I downloaded GISTEMP binary data and calculated 1979-2003 GISTEMP trends for 1200 km smoothing (250 km smoothing is much sparser) and obtained the plot shown below. (I haven’t figured out how to show the scale on the plotting software, but it’s -.5 to 0.5 deg C/decade (I used the package maps – but will experiment with some of Roman’s code in the future).
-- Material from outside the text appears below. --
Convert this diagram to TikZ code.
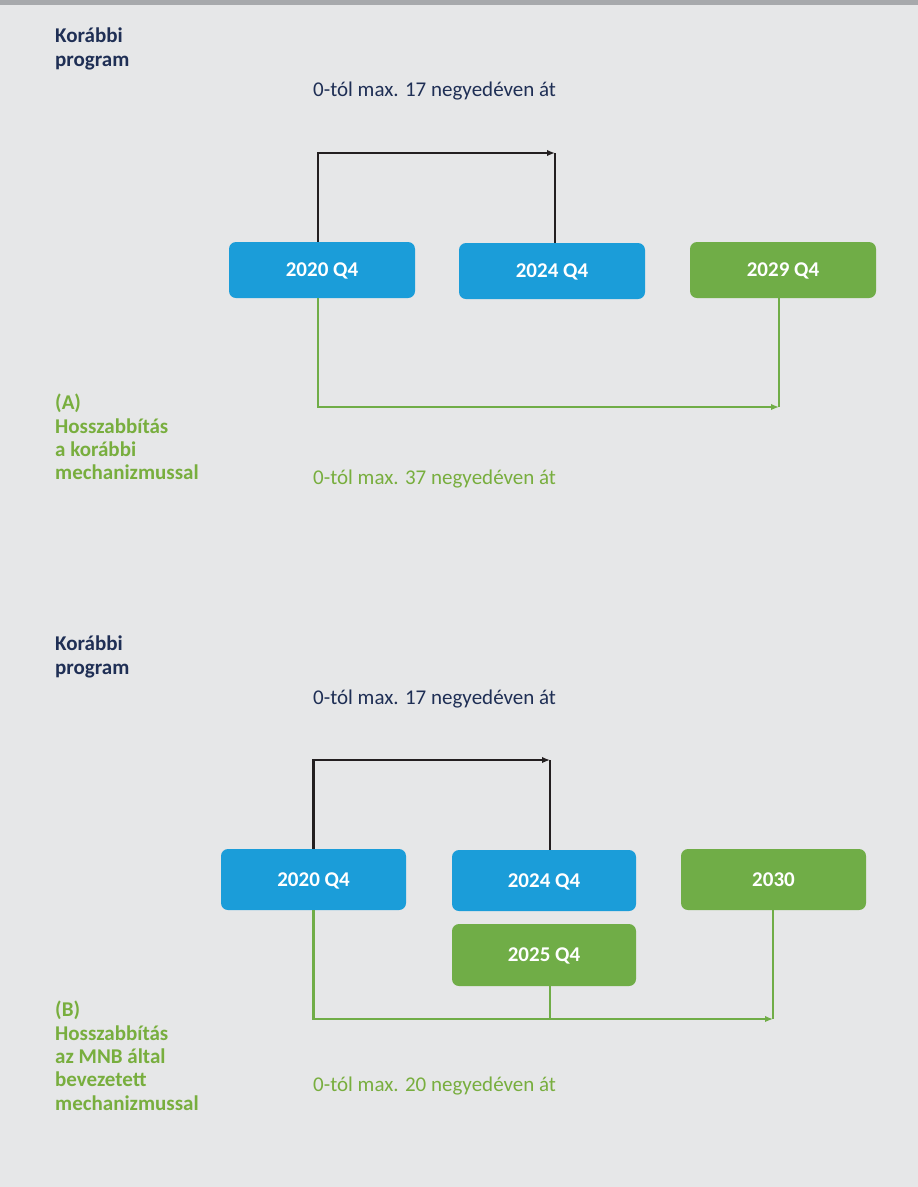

I required 280 out of 300 months for a trend (the availability fell off very sharply.)
Interestingly GISS uses exactly the same READER data set as Steig – see here where there are references to READER pages. (I’ve matched GISTEMP numbers to all the READER data for future reference.) To the extent that Steig claim that they can get the same result without satellite data, this means that it because they process the data differently than GISS – not that they are using different data.
Both maps show strong warming on the Peninsula, but GISS smoothing did not generate sufficient data in West Antarctica to show a trend one way or the other. Steig and Mann have deduced that this region with missing data in GISS is nonetheless warming strongly. Could be. If this were a mining map, one would certainly look for ore in regions adjacent to known ore and West Antarctica is adjacent to known Peninsula warming.
There are some other interesting differences: the “cold” area from 90-180E is mildly warming onshore in the Steig rendering. Would be interesting to know what accounts for the differences.
But first I’m going to look at what surface and AWS data is available in West Antarctica – to see what the data looks like before it goes into RegEM.
As a further observation on the inconsistency between GISS and Steig results for the Antarctic: Steig describes himself as an isotope geochemist. It’s nice that Steig’s taken time from his busy studies of isotope geochemistry to try to sort out GISTEMP data in the Antarctic – but isn’t this the sort of thing that GISTEMP should have done in the first place?
It would also be nice to hear from GISS on this: what do Steig’s results say about GISTEMP methodology? Steig didn’t analyse why GISS methods seem to have been incapable of discerning recent warming in West Antarctica (an unexpected sort of oversight), but shouldn’t there be some kind of effort at detailed reconciliation.